┌──
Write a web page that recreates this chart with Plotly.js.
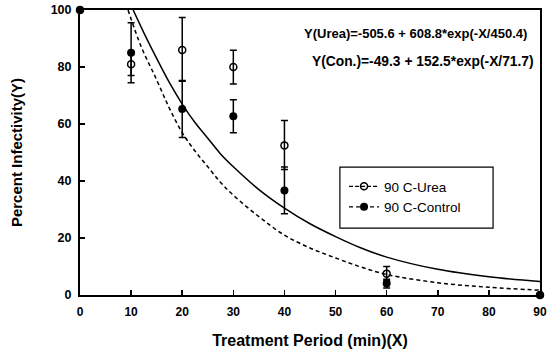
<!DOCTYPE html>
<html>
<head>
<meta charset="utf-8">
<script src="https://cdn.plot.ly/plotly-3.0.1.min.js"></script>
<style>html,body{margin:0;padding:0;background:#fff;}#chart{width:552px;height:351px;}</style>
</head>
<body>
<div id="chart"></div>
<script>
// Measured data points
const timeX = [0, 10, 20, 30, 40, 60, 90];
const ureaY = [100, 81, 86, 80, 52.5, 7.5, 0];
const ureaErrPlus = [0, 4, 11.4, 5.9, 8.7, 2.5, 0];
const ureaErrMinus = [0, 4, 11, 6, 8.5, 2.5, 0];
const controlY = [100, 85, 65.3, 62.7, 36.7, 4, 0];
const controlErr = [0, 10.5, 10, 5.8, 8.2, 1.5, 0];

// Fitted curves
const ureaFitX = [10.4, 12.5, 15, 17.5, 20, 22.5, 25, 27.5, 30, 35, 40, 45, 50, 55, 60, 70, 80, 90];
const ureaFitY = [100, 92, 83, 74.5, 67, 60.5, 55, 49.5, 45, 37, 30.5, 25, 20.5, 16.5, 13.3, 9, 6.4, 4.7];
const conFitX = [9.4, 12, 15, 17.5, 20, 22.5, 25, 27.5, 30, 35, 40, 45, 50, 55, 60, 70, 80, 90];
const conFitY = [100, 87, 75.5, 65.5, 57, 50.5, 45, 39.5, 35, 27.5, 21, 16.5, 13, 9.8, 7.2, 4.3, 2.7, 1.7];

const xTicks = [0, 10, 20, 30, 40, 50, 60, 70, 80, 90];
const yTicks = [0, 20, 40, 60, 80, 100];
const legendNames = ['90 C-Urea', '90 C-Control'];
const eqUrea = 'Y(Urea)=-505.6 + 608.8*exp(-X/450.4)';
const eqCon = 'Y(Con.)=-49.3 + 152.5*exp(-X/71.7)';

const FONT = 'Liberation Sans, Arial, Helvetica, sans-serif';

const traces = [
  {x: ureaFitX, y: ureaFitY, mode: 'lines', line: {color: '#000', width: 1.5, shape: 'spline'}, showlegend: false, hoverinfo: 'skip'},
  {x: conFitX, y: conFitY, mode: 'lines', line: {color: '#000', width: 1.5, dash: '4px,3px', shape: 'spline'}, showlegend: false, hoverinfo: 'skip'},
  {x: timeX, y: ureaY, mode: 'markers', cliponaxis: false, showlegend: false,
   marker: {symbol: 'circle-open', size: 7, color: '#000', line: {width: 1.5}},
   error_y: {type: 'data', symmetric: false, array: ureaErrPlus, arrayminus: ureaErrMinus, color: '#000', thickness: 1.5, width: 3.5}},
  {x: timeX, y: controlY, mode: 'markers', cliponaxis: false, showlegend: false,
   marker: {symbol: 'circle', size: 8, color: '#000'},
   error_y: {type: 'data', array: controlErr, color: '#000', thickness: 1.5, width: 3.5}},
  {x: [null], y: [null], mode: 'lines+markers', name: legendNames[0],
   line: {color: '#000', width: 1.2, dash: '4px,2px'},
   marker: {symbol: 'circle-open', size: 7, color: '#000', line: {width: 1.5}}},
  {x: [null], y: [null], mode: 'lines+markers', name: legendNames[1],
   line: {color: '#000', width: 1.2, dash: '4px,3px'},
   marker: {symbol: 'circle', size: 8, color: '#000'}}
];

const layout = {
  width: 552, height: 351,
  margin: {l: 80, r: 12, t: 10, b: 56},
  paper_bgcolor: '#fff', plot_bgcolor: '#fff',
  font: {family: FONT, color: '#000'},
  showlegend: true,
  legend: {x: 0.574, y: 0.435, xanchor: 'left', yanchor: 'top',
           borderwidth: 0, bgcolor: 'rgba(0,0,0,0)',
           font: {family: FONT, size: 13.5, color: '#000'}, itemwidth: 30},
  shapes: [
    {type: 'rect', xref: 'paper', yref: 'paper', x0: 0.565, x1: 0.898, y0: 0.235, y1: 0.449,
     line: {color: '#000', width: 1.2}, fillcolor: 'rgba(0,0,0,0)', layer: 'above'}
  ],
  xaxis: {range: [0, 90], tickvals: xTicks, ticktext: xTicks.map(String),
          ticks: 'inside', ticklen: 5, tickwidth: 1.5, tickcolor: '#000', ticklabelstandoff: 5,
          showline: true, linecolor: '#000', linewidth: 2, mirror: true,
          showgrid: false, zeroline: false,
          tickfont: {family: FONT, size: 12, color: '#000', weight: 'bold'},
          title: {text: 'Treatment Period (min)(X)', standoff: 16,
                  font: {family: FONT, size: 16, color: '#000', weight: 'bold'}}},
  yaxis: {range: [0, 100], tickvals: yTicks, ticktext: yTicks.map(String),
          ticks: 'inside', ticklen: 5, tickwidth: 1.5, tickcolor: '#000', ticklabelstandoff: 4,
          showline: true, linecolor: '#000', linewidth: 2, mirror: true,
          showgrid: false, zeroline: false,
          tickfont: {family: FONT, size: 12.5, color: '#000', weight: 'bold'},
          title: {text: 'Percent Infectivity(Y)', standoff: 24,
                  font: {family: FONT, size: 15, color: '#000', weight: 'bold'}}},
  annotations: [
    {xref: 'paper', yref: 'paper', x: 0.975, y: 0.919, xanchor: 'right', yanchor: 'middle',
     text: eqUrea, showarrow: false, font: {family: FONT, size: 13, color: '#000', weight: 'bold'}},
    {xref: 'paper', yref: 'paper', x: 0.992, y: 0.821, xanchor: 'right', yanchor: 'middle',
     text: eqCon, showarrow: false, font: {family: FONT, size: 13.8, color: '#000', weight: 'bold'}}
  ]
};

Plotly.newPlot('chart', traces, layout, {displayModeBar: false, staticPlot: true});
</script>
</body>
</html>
└──
▸ **What to do**: Please write out all the data again word for word, but not the pictures.

▸ **The answer**:
Write a web page that recreates this chart with Plotly.js.
<!DOCTYPE html>
<html>
<head>
<meta charset="utf-8">
<script src="https://cdn.plot.ly/plotly-3.0.1.min.js"></script>
<style>html,body{margin:0;padding:0;background:#fff;}#chart{width:552px;height:351px;}</style>
</head>
<body>
<div id="chart"></div>
<script>
// Measured data points
const timeX = [0, 10, 20, 30, 40, 60, 90];
const ureaY = [100, 81, 86, 80, 52.5, 7.5, 0];
const ureaErrPlus = [0, 4, 11.4, 5.9, 8.7, 2.5, 0];
const ureaErrMinus = [0, 4, 11, 6, 8.5, 2.5, 0];
const controlY = [100, 85, 65.3, 62.7, 36.7, 4, 0];
const controlErr = [0, 10.5, 10, 5.8, 8.2, 1.5, 0];

// Fitted curves
const ureaFitX = [10.4, 12.5, 15, 17.5, 20, 22.5, 25, 27.5, 30, 35, 40, 45, 50, 55, 60, 70, 80, 90];
const ureaFitY = [100, 92, 83, 74.5, 67, 60.5, 55, 49.5, 45, 37, 30.5, 25, 20.5, 16.5, 13.3, 9, 6.4, 4.7];
const conFitX = [9.4, 12, 15, 17.5, 20, 22.5, 25, 27.5, 30, 35, 40, 45, 50, 55, 60, 70, 80, 90];
const conFitY = [100, 87, 75.5, 65.5, 57, 50.5, 45, 39.5, 35, 27.5, 21, 16.5, 13, 9.8, 7.2, 4.3, 2.7, 1.7];

const xTicks = [0, 10, 20, 30, 40, 50, 60, 70, 80, 90];
const yTicks = [0, 20, 40, 60, 80, 100];
const legendNames = ['90 C-Urea', '90 C-Control'];
const eqUrea = 'Y(Urea)=-505.6 + 608.8*exp(-X/450.4)';
const eqCon = 'Y(Con.)=-49.3 + 152.5*exp(-X/71.7)';

const FONT = 'Liberation Sans, Arial, Helvetica, sans-serif';

const traces = [
  {x: ureaFitX, y: ureaFitY, mode: 'lines', line: {color: '#000', width: 1.5, shape: 'spline'}, showlegend: false, hoverinfo: 'skip'},
  {x: conFitX, y: conFitY, mode: 'lines', line: {color: '#000', width: 1.5, dash: '4px,3px', shape: 'spline'}, showlegend: false, hoverinfo: 'skip'},
  {x: timeX, y: ureaY, mode: 'markers', cliponaxis: false, showlegend: false,
   marker: {symbol: 'circle-open', size: 7, color: '#000', line: {width: 1.5}},
   error_y: {type: 'data', symmetric: false, array: ureaErrPlus, arrayminus: ureaErrMinus, color: '#000', thickness: 1.5, width: 3.5}},
  {x: timeX, y: controlY, mode: 'markers', cliponaxis: false, showlegend: false,
   marker: {symbol: 'circle', size: 8, color: '#000'},
   error_y: {type: 'data', array: controlErr, color: '#000', thickness: 1.5, width: 3.5}},
  {x: [null], y: [null], mode: 'lines+markers', name: legendNames[0],
   line: {color: '#000', width: 1.2, dash: '4px,2px'},
   marker: {symbol: 'circle-open', size: 7, color: '#000', line: {width: 1.5}}},
  {x: [null], y: [null], mode: 'lines+markers', name: legendNames[1],
   line: {color: '#000', width: 1.2, dash: '4px,3px'},
   marker: {symbol: 'circle', size: 8, color: '#000'}}
];

const layout = {
  width: 552, height: 351,
  margin: {l: 80, r: 12, t: 10, b: 56},
  paper_bgcolor: '#fff', plot_bgcolor: '#fff',
  font: {family: FONT, color: '#000'},
  showlegend: true,
  legend: {x: 0.574, y: 0.435, xanchor: 'left', yanchor: 'top',
           borderwidth: 0, bgcolor: 'rgba(0,0,0,0)',
           font: {family: FONT, size: 13.5, color: '#000'}, itemwidth: 30},
  shapes: [
    {type: 'rect', xref: 'paper', yref: 'paper', x0: 0.565, x1: 0.898, y0: 0.235, y1: 0.449,
     line: {color: '#000', width: 1.2}, fillcolor: 'rgba(0,0,0,0)', layer: 'above'}
  ],
  xaxis: {range: [0, 90], tickvals: xTicks, ticktext: xTicks.map(String),
          ticks: 'inside', ticklen: 5, tickwidth: 1.5, tickcolor: '#000', ticklabelstandoff: 5,
          showline: true, linecolor: '#000', linewidth: 2, mirror: true,
          showgrid: false, zeroline: false,
          tickfont: {family: FONT, size: 12, color: '#000', weight: 'bold'},
          title: {text: 'Treatment Period (min)(X)', standoff: 16,
                  font: {family: FONT, size: 16, color: '#000', weight: 'bold'}}},
  yaxis: {range: [0, 100], tickvals: yTicks, ticktext: yTicks.map(String),
          ticks: 'inside', ticklen: 5, tickwidth: 1.5, tickcolor: '#000', ticklabelstandoff: 4,
          showline: true, linecolor: '#000', linewidth: 2, mirror: true,
          showgrid: false, zeroline: false,
          tickfont: {family: FONT, size: 12.5, color: '#000', weight: 'bold'},
          title: {text: 'Percent Infectivity(Y)', standoff: 24,
                  font: {family: FONT, size: 15, color: '#000', weight: 'bold'}}},
  annotations: [
    {xref: 'paper', yref: 'paper', x: 0.975, y: 0.919, xanchor: 'right', yanchor: 'middle',
     text: eqUrea, showarrow: false, font: {family: FONT, size: 13, color: '#000', weight: 'bold'}},
    {xref: 'paper', yref: 'paper', x: 0.992, y: 0.821, xanchor: 'right', yanchor: 'middle',
     text: eqCon, showarrow: false, font: {family: FONT, size: 13.8, color: '#000', weight: 'bold'}}
  ]
};

Plotly.newPlot('chart', traces, layout, {displayModeBar: false, staticPlot: true});
</script>
</body>
</html>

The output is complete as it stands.